Chinese property developers eye Vancouver in growing numbers

An aerial view of the 232-acre site, which includes part of the old Ioco townsite.

Land deals and a valuable apple that doesn’t brown

Hot property
There’s a new class of developer in town. Mainland China-based property developers are bidding on unbuilt sites across Canada in increasing numbers, according to a report from the property brokerage Colliers. While there is strong evidence of Chinese investors piling into residential real estate in Metro Vancouver, this activity is more oriented around land development. The report points to the January purchase of a 232-acre site on the eastern end of the Burrard Inlet by the Shenzen-based Brilliant Curcle Group (For around $40 million, according to the Vancouver Sun). 

Arctic Apples
A Summerland, B.C.-based developer of genetically-modified apples—which most importantly, don’t go brown—has been sold to an American biotech company for $41 million. Okanagan Specialty Fruits announced that it had accepted an offer from Intrexon Corporation for $31 million in stock and $10 million in cash. The deal shortly followed a decision from the U.S. Department of Agriculture that permitted the non-browning apples to be sold for consumption in the U.S. Canadian regulators are yet to give the go-ahead.

Clean initiatives
Clean Energy Canada, the research group that promotes investment in Canada’s renewable energy sector, will be incorporated into SFU’s Centre for Dialogue.

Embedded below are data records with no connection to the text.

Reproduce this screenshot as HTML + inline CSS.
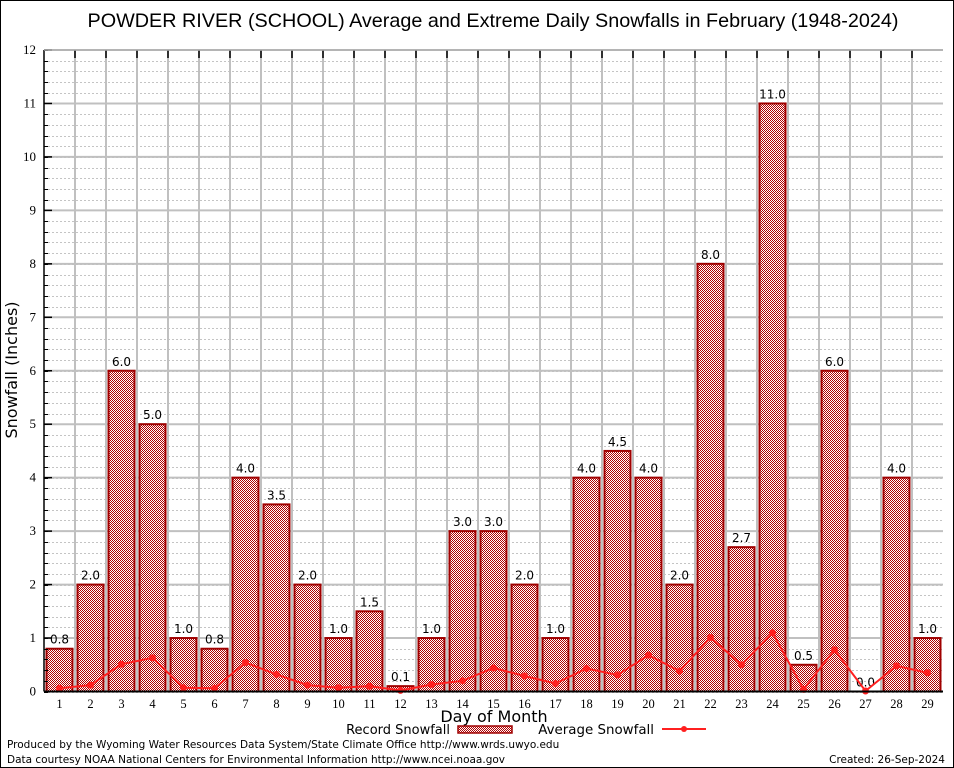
<!DOCTYPE html>
<html><head><meta charset="utf-8">
<style>
html,body{margin:0;padding:0;background:#fff;}
svg{display:block;font-family:"DejaVu Sans","Liberation Sans",sans-serif;}
</style></head>
<body>
<svg id="chart" width="954" height="768" viewBox="0 0 954 768" xmlns="http://www.w3.org/2000/svg">
<defs>
<pattern id="chk" width="2" height="2" patternUnits="userSpaceOnUse">
<rect width="2" height="2" fill="#fff"/>
<rect width="1" height="1" fill="#b00000"/>
<rect x="1" y="1" width="1" height="1" fill="#b00000"/>
</pattern>
</defs>
<rect x="0.5" y="0.5" width="953" height="767" fill="#fff" stroke="#000"/>
<text x="493" y="27" font-size="19.8" text-anchor="middle" font-family="Liberation Sans, sans-serif">POWDER RIVER (SCHOOL) Average and Extreme Daily Snowfalls in February (1948-2024)</text>
<g id="grid"></g>
<g id="bars"></g>
<g id="line"></g>
<g id="axes"></g>
<text x="17" y="370" font-size="16" text-anchor="middle" transform="rotate(-90 17 370)">Snowfall (Inches)</text>
<text x="494" y="722" font-size="16" text-anchor="middle">Day of Month</text>
<g>
<text x="450" y="734" font-size="13" text-anchor="end">Record Snowfall</text>
<rect x="458" y="726" width="54" height="7" fill="url(#chk)" stroke="#a00000" stroke-width="1.5"/>
<text x="654" y="734" font-size="13.4" text-anchor="end">Average Snowfall</text>
<line x1="662" y1="729" x2="706" y2="729" stroke="#ff2020" stroke-width="2"/>
<circle cx="684" cy="729" r="3" fill="#ff2020"/>
</g>
<text x="7" y="748" font-size="10.5">Produced by the Wyoming Water Resources Data System/State Climate Office http://www.wrds.uwyo.edu</text>
<text x="7" y="763" font-size="10.5">Data courtesy NOAA National Centers for Environmental Information http://www.ncei.noaa.gov</text>
<text x="945" y="763" font-size="10.5" text-anchor="end">Created: 26-Sep-2024</text>
</svg>
<script>
const days = [1,2,3,4,5,6,7,8,9,10,11,12,13,14,15,16,17,18,19,20,21,22,23,24,25,26,27,28,29];
const recordSnow = [0.8,2.0,6.0,5.0,1.0,0.8,4.0,3.5,2.0,1.0,1.5,0.1,1.0,3.0,3.0,2.0,1.0,4.0,4.5,4.0,2.0,8.0,2.7,11.0,0.5,6.0,0.0,4.0,1.0];
const avgSnow = [0.06,0.12,0.51,0.63,0.07,0.06,0.54,0.32,0.12,0.07,0.10,0.02,0.13,0.20,0.44,0.29,0.15,0.43,0.31,0.68,0.38,1.01,0.50,1.10,0.04,0.78,0.01,0.48,0.35];
const yTicks = [0,1,2,3,4,5,6,7,8,9,10,11,12];

const NS="http://www.w3.org/2000/svg";
const L=44,R=943,T=50,B=691.5;
const yMax=12;
const xs=d=>L+(d-0.5)*(R-L)/days.length;
const ys=v=>B-v*(B-T)/yMax;
function mk(tag,parent,attrs){const e=document.createElementNS(NS,tag);for(const k in attrs)e.setAttribute(k,attrs[k]);parent.appendChild(e);return e;}
const grid=document.getElementById('grid'),bars=document.getElementById('bars'),line=document.getElementById('line'),axes=document.getElementById('axes');

for(let v=0;v<yMax;v+=0.2){
  const y=Math.round(ys(v))+0.5;
  const g=mk('line',grid,{x1:L,x2:R,y1:y,y2:y,stroke:'#c4c4c4','stroke-width':1,'stroke-dasharray':'2,2'});
  
  
  const t=mk('line',axes,{x1:L,x2:L+4,y1:y,y2:y,stroke:'#000'});
  
  
}
yTicks.forEach(v=>{
  const y=ys(v);
  const g=mk('line',grid,{x1:L,x2:R,y1:y,y2:y,stroke:'#c0c0c0','stroke-width':2});
  
  
  const t=mk('line',axes,{x1:L,x2:L+8,y1:y,y2:y,stroke:'#000','stroke-width':1.5});
  
  
  const tx=mk('text',axes,{x:36,y:y+4,'font-size':13,'text-anchor':'end','font-family':'Liberation Serif, serif'});
  tx.textContent=v;
  
  
});
for(let i=1;i<days.length;i++){
  const x=Math.round(xs(i+0.5));
  const g=mk('line',grid,{x1:x,x2:x,y1:T,y2:B,stroke:'#c0c0c0','stroke-width':2});
  
  
  const t=mk('line',axes,{x1:x,x2:x,y1:T,y2:T+8,stroke:'#000','stroke-width':1.5});
  
  
}
const bw=26;
days.forEach((d,i)=>{
  const v=recordSnow[i];
  const x=xs(d)-bw/2,y=ys(v);
  const r=mk('rect',bars,{x:x,y:y,width:bw,height:Math.max(B-y,0.01),fill:'url(#chk)',stroke:'#a00000','stroke-width':2});
  
  
  const t=mk('text',bars,{x:xs(d),y:y-5,'font-size':12,'text-anchor':'middle'});
  t.textContent=v.toFixed(1);
  
  
  const xl=mk('text',axes,{x:xs(d),y:708,'font-size':12.5,'text-anchor':'middle','font-family':'Liberation Serif, serif'});
  xl.textContent=d;
  
  
});
const pts=days.map((d,i)=>xs(d)+','+ys(avgSnow[i])).join(' ');
const pl=mk('polyline',line,{points:pts,fill:'none',stroke:'#ff2020','stroke-width':2});


days.forEach((d,i)=>{
  const c=mk('circle',line,{cx:xs(d),cy:ys(avgSnow[i]),r:3.5,fill:'#ff2020'});
  
  
});
const ax=mk('line',axes,{x1:L,x2:R,y1:B,y2:B,stroke:'#000','stroke-width':2});


const ay=mk('line',axes,{x1:L,x2:L,y1:T,y2:B,stroke:'#000','stroke-width':1.5});


const at=mk('line',axes,{x1:L,x2:R,y1:T,y2:T,stroke:'#b0b0b0','stroke-width':1.5});


</script>
</body></html>
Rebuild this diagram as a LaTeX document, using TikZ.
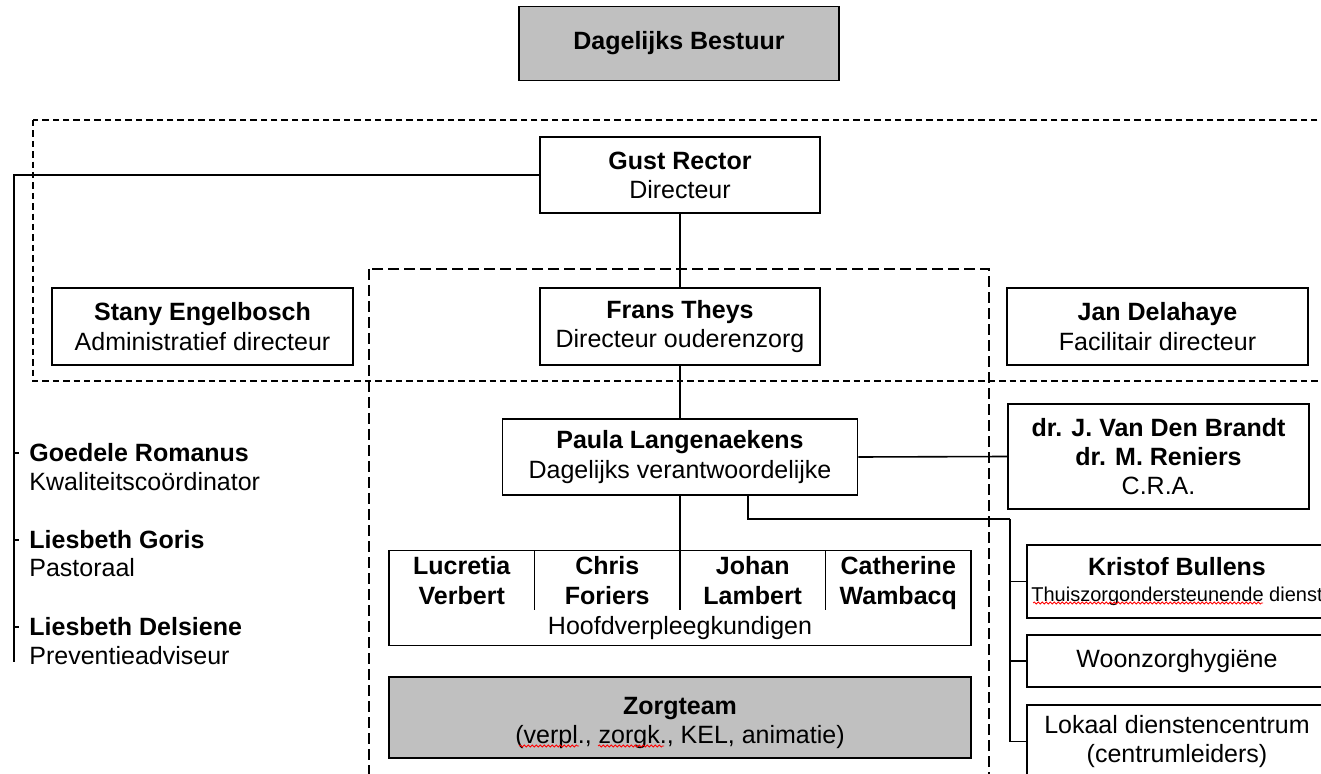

Formerly a project of the Vancouver-based foundation Tides Canada, both the organization and its current director, Merran Smith, will join the Centre for Dialogue, which leads other climate-themed programs including Carbon Talks and Renewable Cities. The Centre, which is based downtown, is mandated to “use dialogue to generate non-partisan and construction communication around difficult topics.”